**To be done**. Your task is to transcribe the records exactly, skipping every image.

**Rows**.
■ ■ ■

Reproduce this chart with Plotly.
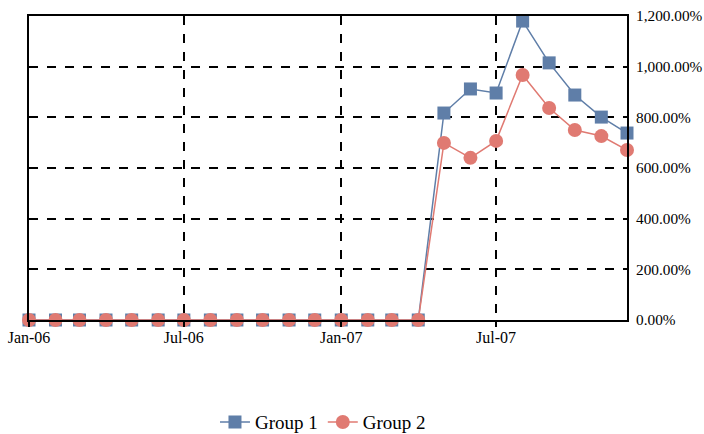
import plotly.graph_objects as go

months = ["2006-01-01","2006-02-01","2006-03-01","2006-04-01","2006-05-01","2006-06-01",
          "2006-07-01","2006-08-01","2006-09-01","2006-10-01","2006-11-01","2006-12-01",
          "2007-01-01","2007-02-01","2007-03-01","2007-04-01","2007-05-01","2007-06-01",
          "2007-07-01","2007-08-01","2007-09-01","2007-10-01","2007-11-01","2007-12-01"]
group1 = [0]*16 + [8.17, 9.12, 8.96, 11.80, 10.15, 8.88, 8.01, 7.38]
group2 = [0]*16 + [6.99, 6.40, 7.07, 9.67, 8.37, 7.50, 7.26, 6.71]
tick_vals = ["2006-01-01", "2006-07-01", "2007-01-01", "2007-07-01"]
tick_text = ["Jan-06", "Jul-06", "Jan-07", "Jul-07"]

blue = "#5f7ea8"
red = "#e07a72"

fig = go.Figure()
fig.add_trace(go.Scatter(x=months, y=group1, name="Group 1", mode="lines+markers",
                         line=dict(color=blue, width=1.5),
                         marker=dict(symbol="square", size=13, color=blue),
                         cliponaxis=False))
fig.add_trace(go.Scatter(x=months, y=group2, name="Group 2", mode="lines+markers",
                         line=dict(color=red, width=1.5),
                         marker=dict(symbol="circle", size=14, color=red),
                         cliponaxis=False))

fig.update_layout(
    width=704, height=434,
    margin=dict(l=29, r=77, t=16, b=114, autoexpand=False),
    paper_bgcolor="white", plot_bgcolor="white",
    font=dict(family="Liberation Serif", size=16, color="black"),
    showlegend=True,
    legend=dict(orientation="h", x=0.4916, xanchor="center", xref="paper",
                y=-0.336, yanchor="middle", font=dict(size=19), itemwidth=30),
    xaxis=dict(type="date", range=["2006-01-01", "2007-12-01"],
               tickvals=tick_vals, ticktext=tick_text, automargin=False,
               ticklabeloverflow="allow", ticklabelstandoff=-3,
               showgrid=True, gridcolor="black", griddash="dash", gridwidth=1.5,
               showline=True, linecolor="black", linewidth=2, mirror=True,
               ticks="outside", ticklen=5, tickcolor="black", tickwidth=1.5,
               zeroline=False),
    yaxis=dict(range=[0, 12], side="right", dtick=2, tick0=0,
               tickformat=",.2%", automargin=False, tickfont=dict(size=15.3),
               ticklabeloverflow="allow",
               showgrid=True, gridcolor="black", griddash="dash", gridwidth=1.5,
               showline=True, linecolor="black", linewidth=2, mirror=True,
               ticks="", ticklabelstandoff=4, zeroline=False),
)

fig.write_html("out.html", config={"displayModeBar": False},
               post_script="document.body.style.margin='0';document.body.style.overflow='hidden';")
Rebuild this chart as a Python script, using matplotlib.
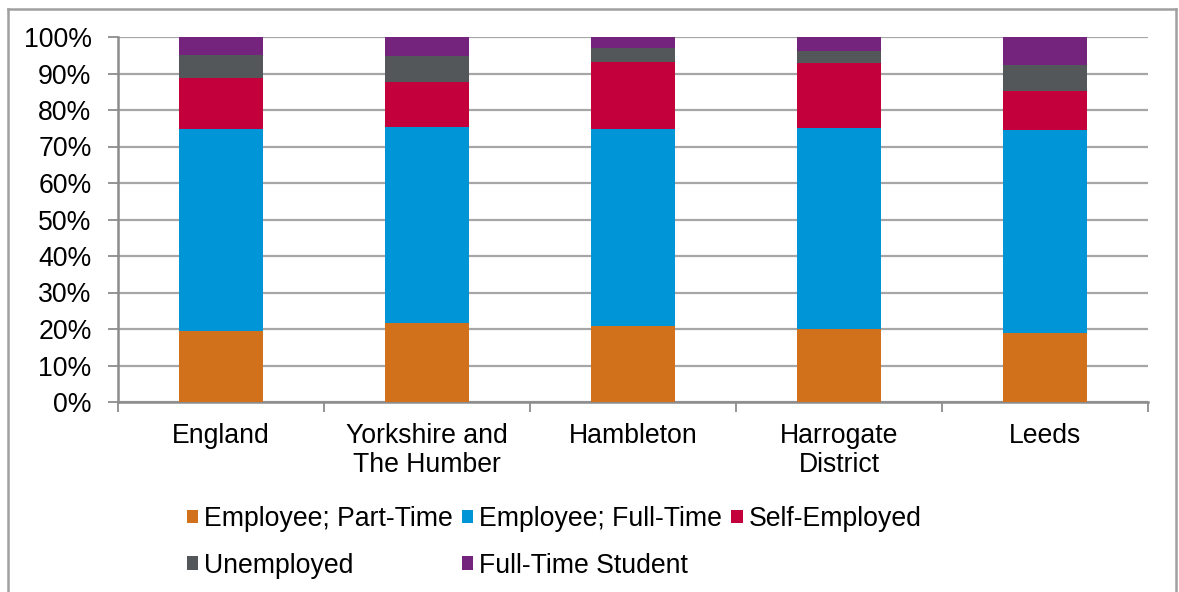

■ ■ ■

**Task result**.
Reproduce this chart with Plotly.
import plotly.graph_objects as go

months = ["2006-01-01","2006-02-01","2006-03-01","2006-04-01","2006-05-01","2006-06-01",
          "2006-07-01","2006-08-01","2006-09-01","2006-10-01","2006-11-01","2006-12-01",
          "2007-01-01","2007-02-01","2007-03-01","2007-04-01","2007-05-01","2007-06-01",
          "2007-07-01","2007-08-01","2007-09-01","2007-10-01","2007-11-01","2007-12-01"]
group1 = [0]*16 + [8.17, 9.12, 8.96, 11.80, 10.15, 8.88, 8.01, 7.38]
group2 = [0]*16 + [6.99, 6.40, 7.07, 9.67, 8.37, 7.50, 7.26, 6.71]
tick_vals = ["2006-01-01", "2006-07-01", "2007-01-01", "2007-07-01"]
tick_text = ["Jan-06", "Jul-06", "Jan-07", "Jul-07"]

blue = "#5f7ea8"
red = "#e07a72"

fig = go.Figure()
fig.add_trace(go.Scatter(x=months, y=group1, name="Group 1", mode="lines+markers",
                         line=dict(color=blue, width=1.5),
                         marker=dict(symbol="square", size=13, color=blue),
                         cliponaxis=False))
fig.add_trace(go.Scatter(x=months, y=group2, name="Group 2", mode="lines+markers",
                         line=dict(color=red, width=1.5),
                         marker=dict(symbol="circle", size=14, color=red),
                         cliponaxis=False))

fig.update_layout(
    width=704, height=434,
    margin=dict(l=29, r=77, t=16, b=114, autoexpand=False),
    paper_bgcolor="white", plot_bgcolor="white",
    font=dict(family="Liberation Serif", size=16, color="black"),
    showlegend=True,
    legend=dict(orientation="h", x=0.4916, xanchor="center", xref="paper",
                y=-0.336, yanchor="middle", font=dict(size=19), itemwidth=30),
    xaxis=dict(type="date", range=["2006-01-01", "2007-12-01"],
               tickvals=tick_vals, ticktext=tick_text, automargin=False,
               ticklabeloverflow="allow", ticklabelstandoff=-3,
               showgrid=True, gridcolor="black", griddash="dash", gridwidth=1.5,
               showline=True, linecolor="black", linewidth=2, mirror=True,
               ticks="outside", ticklen=5, tickcolor="black", tickwidth=1.5,
               zeroline=False),
    yaxis=dict(range=[0, 12], side="right", dtick=2, tick0=0,
               tickformat=",.2%", automargin=False, tickfont=dict(size=15.3),
               ticklabeloverflow="allow",
               showgrid=True, gridcolor="black", griddash="dash", gridwidth=1.5,
               showline=True, linecolor="black", linewidth=2, mirror=True,
               ticks="", ticklabelstandoff=4, zeroline=False),
)

fig.write_html("out.html", config={"displayModeBar": False},
               post_script="document.body.style.margin='0';document.body.style.overflow='hidden';")
Rebuild this chart as a Python script, using matplotlib.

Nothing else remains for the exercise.